The combination allows the PE sponsor to maximize total leverage while maintaining adequate liquidity: the term loan provides the primary debt capacity based on earning power, while the ABL revolver provides the day-to-day liquidity and seasonal flexibility based on asset values.
Practical Considerations for ABL in Industrials
Appraisal requirements. ABL lenders require periodic appraisals of inventory and equipment values (typically annually when the facility is performing well, quarterly if the company is under stress). These appraisals add cost and administrative burden but are essential for maintaining the borrowing base calculation. The orderly liquidation value (OLV) of equipment is typically 50-70% of replacement cost, reflecting the discount that would be realized in a controlled sale process.
Inventory eligibility exclusions. Not all inventory qualifies for the borrowing base. Slow-moving inventory (items that have not sold in 12+ months), obsolete inventory (products that are no longer manufactured or have been superseded), consignment inventory (owned by the customer, not the company), and in-transit inventory (not yet received at the company's facility) are typically excluded.

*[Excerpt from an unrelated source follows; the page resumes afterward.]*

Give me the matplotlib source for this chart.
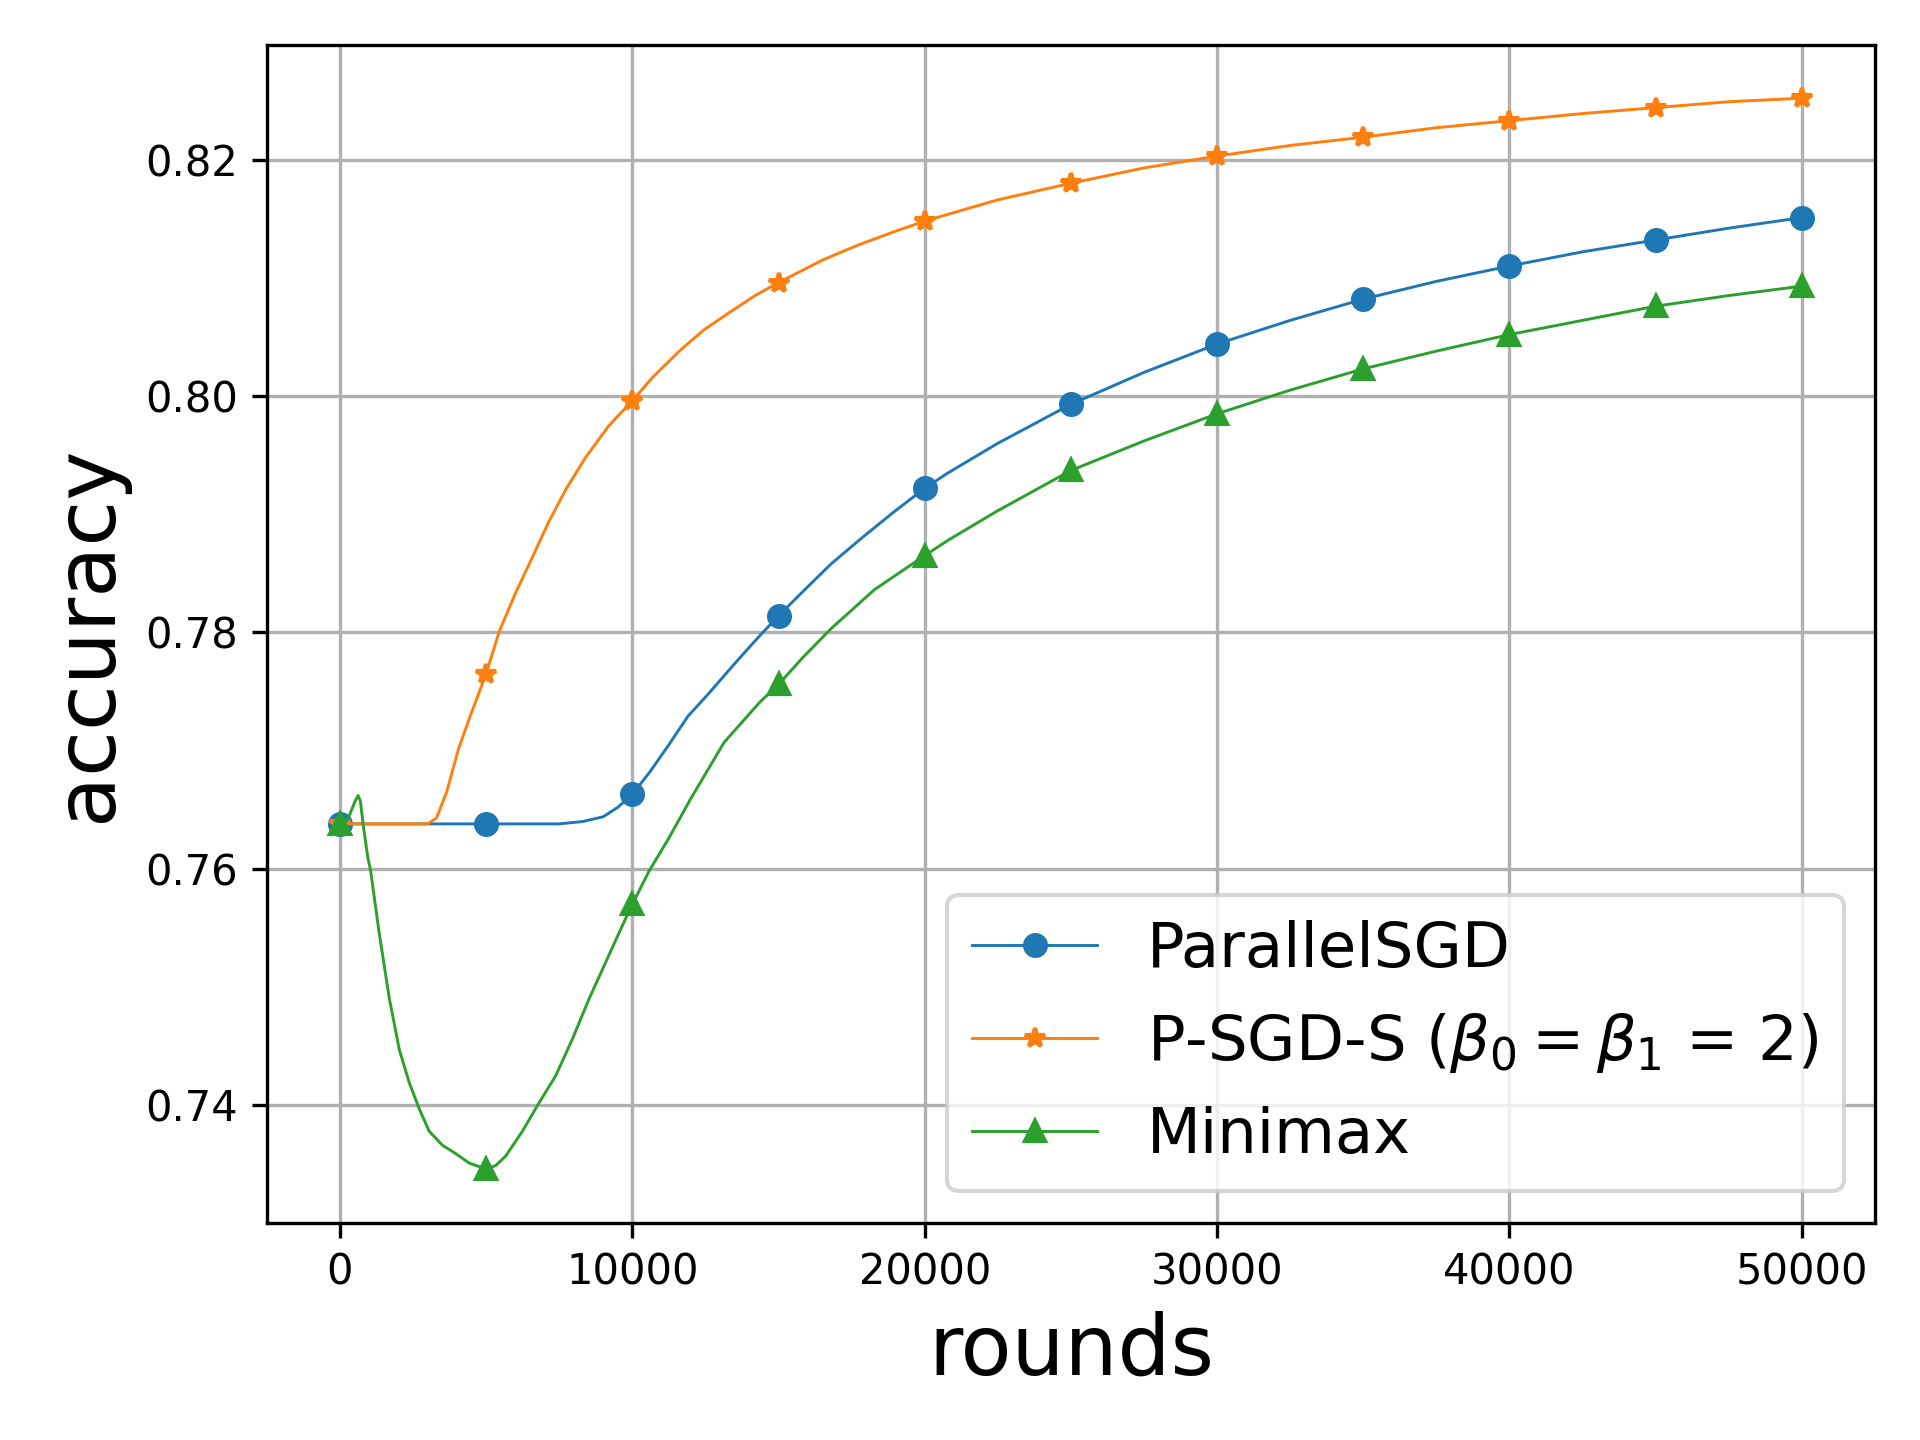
import matplotlib
matplotlib.use("Agg")
import matplotlib.pyplot as plt

# ParallelSGD
psgd_x = [0, 2500, 5000, 7500, 8300, 9000, 9500, 10000, 10600, 11250, 11900, 12600,
          13550, 14350, 15000, 15850, 16800, 17900, 18950, 20000, 20800, 22500, 25000,
          27500, 30000, 32500, 35000, 37500, 40000, 42500, 45000, 47500, 50000]
psgd_y = [0.7638, 0.7638, 0.7638, 0.7638, 0.7640, 0.7644, 0.7652, 0.7663, 0.7682, 0.7705,
          0.7729, 0.7748, 0.7775, 0.7797, 0.7814, 0.7835, 0.7858, 0.7881, 0.7902, 0.7922,
          0.7935, 0.7960, 0.7993, 0.8020, 0.8044, 0.8064, 0.8082, 0.8097, 0.8110, 0.8122,
          0.8132, 0.8142, 0.8151]

# P-SGD-S
psgds_x = [0, 2500, 3000, 3300, 3650, 4050, 4450, 5000, 5450, 6000, 6550, 7150, 7750,
           8400, 9200, 10000, 10700, 11650, 12450, 13400, 14200, 15000, 16500, 17750,
           18950, 20000, 22500, 25000, 27500, 30000, 32500, 35000, 37500, 40000, 42500,
           45000, 47500, 50000]
psgds_y = [0.7638, 0.7638, 0.7638, 0.7643, 0.7665, 0.7701, 0.7729, 0.7765, 0.7801, 0.7833,
           0.7862, 0.7894, 0.7922, 0.7948, 0.7975, 0.7996, 0.8016, 0.8039, 0.8056, 0.8072,
           0.8085, 0.8096, 0.8115, 0.8128, 0.8139, 0.8148, 0.8166, 0.8180, 0.8193, 0.8203,
           0.8212, 0.8219, 0.8227, 0.8233, 0.8239, 0.8244, 0.8249, 0.8252]

# Minimax
mm_x = [0, 250, 400, 530, 620, 700, 800, 950, 1050, 1340, 1690, 2030, 2370, 2710, 3050,
        3510, 3960, 4420, 5000, 5330, 5670, 6240, 6810, 7380, 7950, 8520, 9090, 9660,
        10000, 10570, 11250, 11990, 13140, 14360, 15000, 15840, 16790, 18270, 20000,
        20800, 22500, 25000, 27500, 30000, 32500, 35000, 37500, 40000, 42500, 45000,
        47500, 50000]
mm_y = [0.7638, 0.7641, 0.7650, 0.7658, 0.7662, 0.7657, 0.7636, 0.7610, 0.7598, 0.7546,
        0.7490, 0.7447, 0.7419, 0.7397, 0.7378, 0.7366, 0.7359, 0.7351, 0.7346, 0.7349,
        0.7357, 0.7378, 0.7402, 0.7425, 0.7456, 0.7490, 0.7521, 0.7552, 0.7570, 0.7598,
        0.7626, 0.7659, 0.7707, 0.7741, 0.7756, 0.7779, 0.7803, 0.7836, 0.7865, 0.7878,
        0.7903, 0.7937, 0.7962, 0.7985, 0.8005, 0.8023, 0.8038, 0.8052, 0.8064, 0.8076,
        0.8085, 0.8093]


def marks(xs):
    # markers only on every 5000 rounds
    return [i for i, x in enumerate(xs) if x % 5000 == 0]


fig, ax = plt.subplots(figsize=(6.4, 4.8), dpi=300)
fig.subplots_adjust(left=0.139, right=0.9765, top=0.969, bottom=0.151)

ax.plot(psgd_x, psgd_y, marker='o', markersize=5, lw=0.7,
        markevery=marks(psgd_x), label='ParallelSGD')
ax.plot(psgds_x, psgds_y, marker='*', markersize=5, lw=0.7,
        markevery=marks(psgds_x), label=r'P-SGD-S ($\beta_0=\beta_1$ = 2)')
ax.plot(mm_x, mm_y, marker='^', markersize=5, lw=0.7,
        markevery=marks(mm_x), label='Minimax')

ax.grid(True)
ax.set_xlabel('rounds', fontsize=20)
ax.set_ylabel('accuracy', fontsize=20)
ax.legend(loc='lower right', fontsize=15)

fig.savefig('out.png', dpi=300)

For industrial manufacturers with complex inventory profiles (multiple product lines, seasonal patterns, custom orders), determining eligibility requires detailed analysis of inventory composition.
Springing covenants. ABL facilities typically do not impose maintenance covenants (like leverage ratios) unless the company's liquidity falls below a specified threshold (usually 10-15% of the facility commitment). When this threshold is breached, a "springing" fixed charge coverage ratio covenant activates, requiring the company to maintain minimum cash flow coverage. This structure is borrower-friendly because it imposes financial discipline only when the company is under stress (when the covenant matters most) while allowing operational flexibility during normal times. For cyclical industrials, the springing covenant structure is preferable to maintenance covenants because it avoids the technical defaults that can occur when cyclical EBITDA compression pushes leverage ratios above covenant levels even when the company has adequate liquidity to service its debt.
Lender control and dominion provisions. ABL facilities include provisions that give the lender increasing control over the company's cash management as financial performance deteriorates. At the most restrictive level, "cash dominion" requires all cash receipts to sweep automatically to the lender, with the company reborrowing under the revolver for daily cash needs. This arrangement ensures the lender maintains control over the collateral proceeds but can constrain the company's operational flexibility. Understanding these control provisions is important for deal structuring because they affect the practical liquidity available to the company during stress periods.
Availability reserves. ABL lenders also impose reserves that reduce the available borrowing capacity below the calculated borrowing base. Common reserves include rent reserves (to cover upcoming lease payments), dilution reserves (to account for customer returns, credits, and allowances that reduce the effective value of receivables), and seasonal reserves (to provide additional cushion during periods of historically lower asset values). These reserves are negotiated at closing but can be adjusted by the lender if the company's financial performance deteriorates.